Abstract
THIS is a very attractive book with its wealth of beautiful illustrations, and the interest is great, whether told by Col. Howard Bury himself, or in the introduction by Col. Sir Francis Younghusband, by the surveyors—Major Morshead, Major Wheeler, and Dr. Heron—by other members, Dr. Wollaston and Mr. L. Mallory. The latter's knowledge of the Alps makes his portion a valuable contribution. The description of the monasteries, the beautiful type of their architecture shown in photographs, will be new to many. Of the Lamas themselves and their orderly system of government we find the same from one end of Tibet to the other. This will interest and prove instructive; readers will find they are not ignorant savages, but a people highly advanced in arts and education, and in many respects far more practical, united, and sensible than we are.
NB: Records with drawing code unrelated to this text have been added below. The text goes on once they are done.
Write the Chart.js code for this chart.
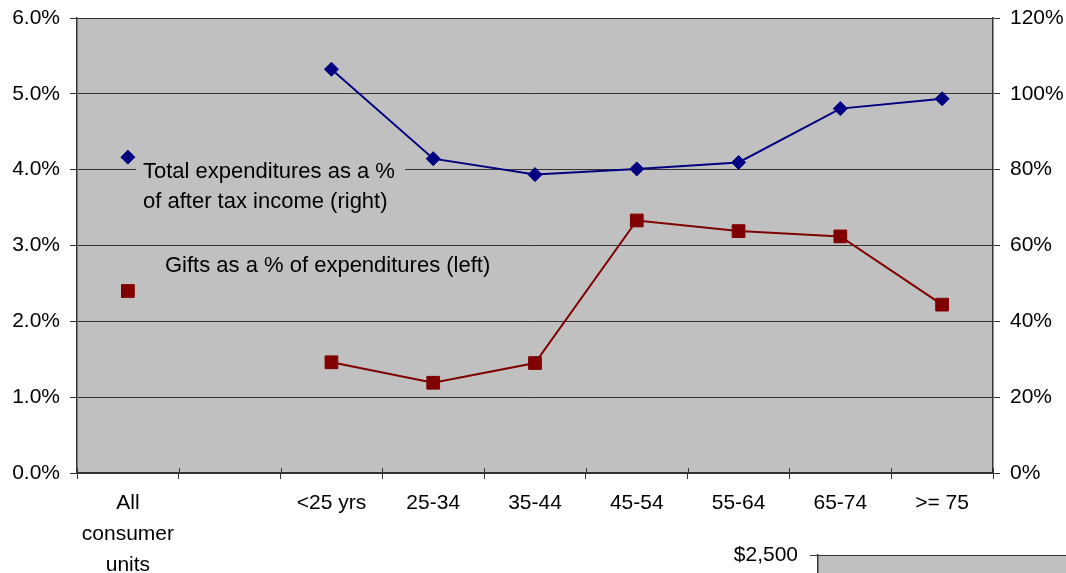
<!DOCTYPE html>
<html>
<head>
<meta charset="utf-8">
<script src="https://cdn.jsdelivr.net/npm/chart.js@4/dist/chart.umd.min.js"></script>
<style>
  html, body { margin: 0; padding: 0; background: #fff; overflow: hidden; }
  #main  { position: absolute; left: 0; top: 0; width: 1066px; height: 573px; }
  #inset { position: absolute; left: 700px; top: 530px; width: 366px; height: 220px; }
</style>
</head>
<body>
<div id="main"><canvas id="spending"></canvas></div>
<div id="inset"><canvas id="dollars"></canvas></div>
<script>
// Age groups of the reference person (one empty slot separates the total)
const categories = [['All', 'consumer', 'units'], '', '<25 yrs', '25-34', '35-44', '45-54', '55-64', '65-74', '>= 75'];

// Total expenditures as a % of after-tax income (right axis)
const totalExpPctIncome = [83.3, null, 106.5, 82.9, 78.7, 80.2, 81.9, 96.1, 98.7];

// Gifts as a % of total expenditures (left axis)
const giftsPctExp = [2.40, null, 1.46, 1.19, 1.45, 3.33, 3.19, 3.12, 2.22];

// Axis tick values
const leftTicks  = [0, 1, 2, 3, 4, 5, 6];
const rightTicks = [0, 20, 40, 60, 80, 100, 120];
const dollarTicks = [0, 500, 1000, 1500, 2000, 2500];

// In-plot series captions
const totalCaption = ['Total expenditures as a %', 'of after tax income (right)'];
const giftsCaption = ['Gifts as a % of expenditures (left)'];

const FONT = '"Liberation Sans", Arial, Helvetica, sans-serif';
const PLOT_BG = '#C0C0C0';
const GRID = '#333333';

Chart.defaults.font.family = FONT;
Chart.defaults.font.size = 21;
Chart.defaults.color = '#000';

const plotBackground = {
  id: 'plotBackground',
  beforeDraw(chart) {
    const { ctx, chartArea: a } = chart;
    ctx.save();
    ctx.fillStyle = PLOT_BG;
    ctx.fillRect(a.left, a.top, a.right - a.left, a.bottom - a.top);
    ctx.restore();
  }
};

// Captions sit on a patch of plot colour so the grid line stops around them
const captions = {
  id: 'captions',
  beforeDatasetsDraw(chart) {
    const { ctx, chartArea: a } = chart;
    ctx.save();
    ctx.fillStyle = PLOT_BG;
    ctx.fillRect(a.left + 59, a.top + 137, 269, 58);
    ctx.fillStyle = '#000';
    ctx.font = '22px ' + FONT;
    ctx.textAlign = 'left';
    ctx.textBaseline = 'alphabetic';
    ctx.fillText(totalCaption[0], a.left + 66, a.top + 160);
    ctx.fillText(totalCaption[1], a.left + 66, a.top + 190);
    ctx.fillText(giftsCaption[0], a.left + 88, a.top + 254);
    ctx.restore();
  }
};

// Category tick marks cross the axis line slightly
const crossTicks = {
  id: 'crossTicks',
  afterDraw(chart) {
    const x = chart.scales.x;
    const { ctx, chartArea: a } = chart;
    const n = x.ticks.length;
    const step = (a.right - a.left) / n;
    ctx.save();
    ctx.strokeStyle = GRID;
    ctx.lineWidth = 1;
    for (let i = 0; i <= n; i++) {
      const px = Math.round(a.left + i * step) + 0.5;
      ctx.beginPath();
      ctx.moveTo(px, a.bottom - 5);
      ctx.lineTo(px, a.bottom);
      ctx.stroke();
    }
    ctx.restore();
  }
};

// Value axes: fixed width, no extra label overhang padding
const fitValueAxis = width => s => {
  s.width = width;
  s.paddingTop = 0;
  s.paddingBottom = 0;
};

new Chart(document.getElementById('spending'), {
  type: 'line',
  data: {
    labels: categories,
    datasets: [
      {
        label: 'Total expenditures as a % of after tax income (right)',
        data: totalExpPctIncome,
        yAxisID: 'y1',
        borderColor: '#000080',
        backgroundColor: '#000080',
        borderWidth: 2,
        pointStyle: 'rectRot',
        pointRadius: 7,
        pointBorderWidth: 1,
        tension: 0,
        spanGaps: false
      },
      {
        label: 'Gifts as a % of expenditures (left)',
        data: giftsPctExp,
        yAxisID: 'y',
        borderColor: '#800000',
        backgroundColor: '#800000',
        borderWidth: 2,
        pointStyle: 'rect',
        pointRadius: 9,
        pointBorderWidth: 1,
        tension: 0,
        spanGaps: false
      }
    ]
  },
  options: {
    responsive: true,
    maintainAspectRatio: false,
    animation: false,
    layout: { padding: { top: 18, left: 0, right: 0, bottom: 0 } },
    plugins: { legend: { display: false }, tooltip: { enabled: false } },
    scales: {
      x: {
        type: 'category',
        offset: true,
        grid: { offset: true, drawOnChartArea: false, drawTicks: true, tickLength: 6, color: GRID },
        border: { color: GRID, width: 1.5 },
        ticks: { padding: 9, maxRotation: 0, autoSkip: false, font: { size: 21, lineHeight: 1.48 } },
        afterFit(s) { s.height = 100; }
      },
      y: {
        position: 'left',
        min: 0,
        max: 6,
        afterBuildTicks(s) { s.ticks = leftTicks.map(v => ({ value: v })); },
        grid: { color: GRID, tickLength: 7 },
        border: { color: GRID, width: 1.5 },
        ticks: { padding: 10, callback: v => v.toFixed(1) + '%' },
        afterFit: fitValueAxis(77)
      },
      y1: {
        position: 'right',
        min: 0,
        max: 120,
        afterBuildTicks(s) { s.ticks = rightTicks.map(v => ({ value: v })); },
        grid: { color: GRID, tickLength: 7, drawOnChartArea: false },
        border: { color: GRID, width: 1.5 },
        ticks: { padding: 10, callback: v => v + '%' },
        afterFit: fitValueAxis(73)
      }
    }
  },
  plugins: [plotBackground, captions, crossTicks]
});

// Dollar-scale panel below
new Chart(document.getElementById('dollars'), {
  type: 'bar',
  data: { labels: [], datasets: [] },
  options: {
    responsive: true,
    maintainAspectRatio: false,
    animation: false,
    layout: { padding: { top: 25, left: 0, right: 0, bottom: 0 } },
    plugins: { legend: { display: false }, tooltip: { enabled: false } },
    scales: {
      x: { display: false },
      y: {
        min: 0,
        max: 2500,
        afterBuildTicks(s) { s.ticks = dollarTicks.map(v => ({ value: v })); },
        grid: { color: GRID, tickLength: 8 },
        border: { color: GRID, width: 1.5 },
        ticks: { padding: 12, callback: v => '$' + v.toLocaleString('en-US') },
        afterFit: fitValueAxis(118)
      }
    }
  },
  plugins: [plotBackground]
});
</script>
</body>
</html>
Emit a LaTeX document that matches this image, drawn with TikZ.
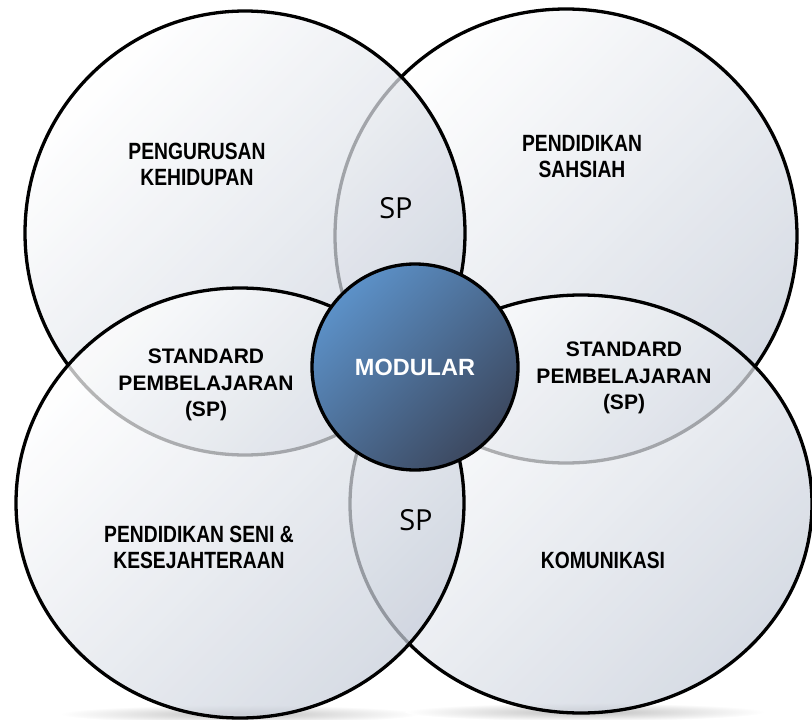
\documentclass[tikz,border=0pt]{standalone}
\usepackage{fontspec}
\setmainfont{Liberation Sans}
\newfontfamily\narrowfont[FakeStretch=0.82]{Liberation Sans}
\newfontfamily\spfont{Open Sans}
\definecolor{vennfill}{RGB}{199,206,218}
\definecolor{hubtop}{RGB}{92,145,200}
\definecolor{hubbottom}{RGB}{60,72,95}

\begin{document}
\begin{tikzpicture}[x=1pt,y=-1pt,
  set/.style={draw=black, line width=3.3pt, top color=white, bottom color=vennfill, shading angle=45, fill opacity=0.72},
  area/.style={font=\narrowfont\bfseries\fontsize{23.5}{26}\selectfont, align=center},
  lens/.style={font=\bfseries\fontsize{21}{26.5}\selectfont, align=center},
  sp/.style={font=\spfont\fontsize{29}{30}\selectfont},
  hub/.style={circle, draw=black, line width=3.3pt, minimum size=206pt, top color=hubtop, bottom color=hubbottom, shading angle=45, text=white, font=\bfseries\fontsize{23.5}{26}\selectfont}]
\useasboundingbox (0,0) rectangle (812,720);
\shade[inner color=black!25, outer color=white] (240,714) ellipse [x radius=180, y radius=9];
\shade[inner color=black!25, outer color=white] (585,712) ellipse [x radius=180, y radius=9];
\path[set] (566,236) ellipse [x radius=231, y radius=227];
\path[set] (245,233) ellipse [x radius=220, y radius=222];
\path[set] (581,504) ellipse [x radius=231, y radius=209];
\path[set] (240,503) ellipse [x radius=224, y radius=215];
\node[hub] (modular) at (415,367) {MODULAR};
\node[area] (kehidupan) at (197,164) {PENGURUSAN\\KEHIDUPAN};
\node[area] (sahsiah) at (582,157) {PENDIDIKAN\\SAHSIAH};
\node[area] (seni) at (199,547) {PENDIDIKAN SENI \&\\KESEJAHTERAAN};
\node[area] (komunikasi) at (603,560) {KOMUNIKASI};
\node[lens] (spkiri) at (206,385) {STANDARD\\PEMBELAJARAN\\(SP)};
\node[lens] (spkanan) at (624,378) {STANDARD\\PEMBELAJARAN\\(SP)};
\node[sp] (spatas) at (396,208) {SP};
\node[sp] (spbawah) at (416,520) {SP};
\end{tikzpicture}
\end{document}
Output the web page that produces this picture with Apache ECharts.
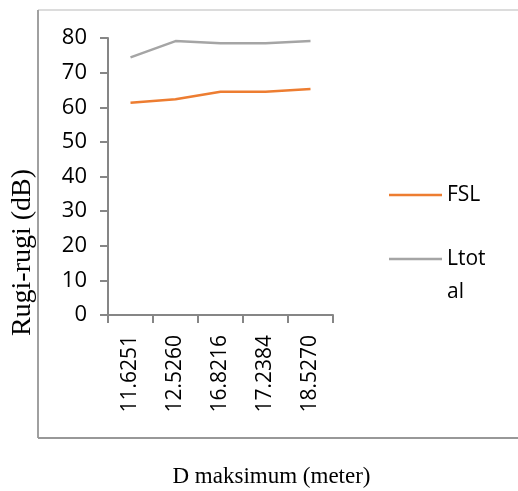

Of course it is not new; much can be seen in Ladak and in the fine monastery of Himis near Leh, but what is new is the degree to which the tameness of wild animals and birds has been brought by the Buddhists living under the shadow of Mount Everest, markedly by those leading a hermit life in the Rongbuk Valley.
Mount Everest: The Reconnaissance, 1921
By Lieut.Col. C. K. Howard Bury and other Members of the Mount Everest Expedition. Pp. xi + 356 + 33 plates + 3 maps. (London: E. Arnold and Co., 1922.) 25s. net.